雑種路線でいこう

ぼちぼち再開しようか

Doblogが学ばなかったこと

長期的には皆死ぬように、どんなサービスもいつか終わる。会社ごと終わるときもあれば、採算に合わず事業から撤退することもある。だから企業が経営判断でコミュニティ・サービスから撤退すること自体は仕方がない。

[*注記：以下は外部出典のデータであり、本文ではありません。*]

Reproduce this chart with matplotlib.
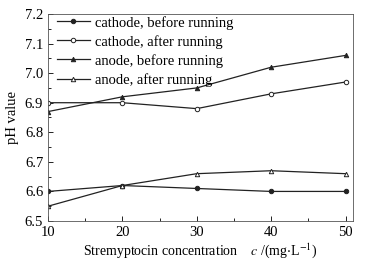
import matplotlib.pyplot as plt
from matplotlib.ticker import MultipleLocator

conc = [10, 20, 30, 40, 50]
cathode_before = [6.60, 6.62, 6.61, 6.60, 6.60]
cathode_after = [6.90, 6.90, 6.88, 6.93, 6.97]
anode_before = [6.87, 6.92, 6.95, 7.02, 7.06]
anode_after = [6.55, 6.62, 6.66, 6.67, 6.66]

plt.rcParams['font.family'] = ['Liberation Serif', 'DejaVu Serif']
plt.rcParams['mathtext.fontset'] = 'stix'

fig = plt.figure(figsize=(3.72, 2.64), dpi=100)
ax = fig.add_axes([48 / 372, 1 - 221 / 264, 305 / 372, 207 / 264])

kw = dict(color='#222222', linewidth=0.9, markersize=3.2, markeredgewidth=0.7)
ax.plot(conc, cathode_before, marker='o', mfc='#222222', label='cathode, before running', **kw)
ax.plot(conc, cathode_after, marker='o', mfc='white', label='cathode, after running', **kw)
ax.plot(conc, anode_before, marker='^', mfc='#222222', label='anode, before running', **kw)
ax.plot(conc, anode_after, marker='^', mfc='white', label='anode, after running', **kw)

ax.set_xlim(10, 51)
ax.set_ylim(6.5, 7.2)
ax.xaxis.set_major_locator(MultipleLocator(10))
ax.xaxis.set_minor_locator(MultipleLocator(5))
ax.yaxis.set_major_locator(MultipleLocator(0.1))
ax.yaxis.set_minor_locator(MultipleLocator(0.05))
ax.tick_params(which='both', direction='in', labelsize=10.5, width=0.6)
ax.tick_params(which='major', length=3.5)
ax.tick_params(which='minor', length=2)
for s in ax.spines.values():
    s.set_linewidth(0.6)
    s.set_color('#555555')

ax.set_ylabel('pH value', fontsize=10.5, labelpad=4)
ax.set_xlabel('Stremyptocin concentration    $c$ /(mg$\\cdot$L$^{-1}$)', fontsize=10, labelpad=2)

ax.legend(loc='upper left', bbox_to_anchor=(-0.015, 1.055), frameon=False, fontsize=10.5,
          handlelength=2.3, labelspacing=0.36, handletextpad=0.35)

fig.savefig('out.png', dpi=100)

だがDoblogは今からでも遅くないから、グループへの風評リスクを最小限に抑えた撤退戦略を考えた方がいい。

復旧作業の終了を受け、今後のDoblogについて検討した結果、Doblog開設時の目的である、ブログシステムを構築するための技術的知見、およびコミュニティサービスを運用・運営するためのノウハウの蓄積については十分に達成できたものと考え、サービスを終了するという判断をいたしました。

無償だから、実験だから、データが消えても構わない、リンクが死んでも構わない、登録していたRSSフィードが死んでも構わないと考えたのだろうか。これから企業情報システムでもSaaSやクラウドの隆盛で課金モデルが多様化しようというご時世に、Doblogにホストしている2000〜3000人だけでなく、その数百倍はいる読者に対して「私たちは予告なくサービスを何ヶ月も止めた挙げ句、全てのデータは復旧できず、唐突な撤退を表明する会社です」と宣伝することの風評リスクは考えなかったのだろうか。
サービスが無償であれ有償であれ、データは利用者のものである。そしてデータとはビット列でダウンロードできるか否かではなく、これまで通り検索から辿り着けるか、リンクを辿れるか、といった文脈に大きく依存している。だからこそお客様のデータを預かるのであれば事業継続性に関わらず、お客様のデータが生き続けるよう最大限の配慮をした方が良い。
具体的には例えばYahoo!がYahoo Photosを閉鎖した時の対応や、最近だとSONYがEyeVioをスプラシアに営業譲渡したときの対応から学ぶべきではないか。まずは営業譲渡でドメインやサービスを維持できる可能性を模索し、それが難しくとも他社サービスへの円滑なデータ移行をサポートすること等が考えられる。gooはじめブログを引き続き提供するグループ企業はあるのだから、その気になればグループ内で助け合うこともできるはずだ。
吹けば飛ぶベンチャーであれば万年ベータでサービスを立ち上げて、採算が合わないと分かるなり撤退するなり会社を畳めばいいが、名の知れた会社でやる場合には会社の本業を含めた信頼を損なうことがないよう、損益に見合わない損害賠償リスクを負うことのないよう、リスクを管理する必要がある。費用構造や信頼性確保のための追加コストを考えると小回りの効くベンチャーと比べて大きなハンディとなるが仕方ない。
サービスを終了する理由についてブコメ界隈では嘘とか言い訳と書かれているが当人たちに悪気はないのだろう。後知恵ではあるが、もう少し配慮して利用者目線のアナウンスと幕引きを考えれば火に油を注ぐことにはならなかった。重箱の隅を突けばデータを失わない構成で採算を取ることも含めて「ブログシステムを構築するための技術的知見」だし、システムトラブルがあっても利用者への迷惑を最小限に抑えるのが「コミュニティ・サービスを運用・運営するためのノウハウ」だろうから、何がどう「蓄積については十分に達成できた」と結論づけたのか興味深いところではある。
この不景気でDoblogに限らず数年前のWeb 2.0の掛け声に踊って立ち上げたサービスも優勝劣敗が明らかとなって、どう考えても投資を回収できないので出血を止めたいと考えているIT企業は少なからずあるのではないか。
Webサービスが運用保守にカネがかかり続ける上に利用者から請求できないのは、消費者向けWebサービスに限らず企業向けSaaSやクラウドも同様で、所有からサービスへのシフトが進めば進むほど、利用者に迷惑をかけず風評リスクを回避した不採算サービスからの撤退戦略は事業計画の勘所となるだろう。
今からでも遅くはないからDoblogは上手にダメージ・コントロール・ダンスを踊ることを考えた方がいい。それは必ずしも既にうんざりさせられている利用者や閲覧者のためではなく、トップマネジメントがSaaSやクラウドの重視を表明しているグループへの風評リスクを最小化するために必要な投資ではないか。うまくやればDataPortabilityの実現へ向けたノウハウ蓄積を図ることもできる。

Yahoo Photosのユーザーは写真をFlickrに移行することができる。またGarlinghouse氏によると、Yahoo Photosの既存ユーザーが必ずしもFlickrを好むとは限らないため、ShutterflyやKodak Galleryに写真を移行するオプションも提供する予定。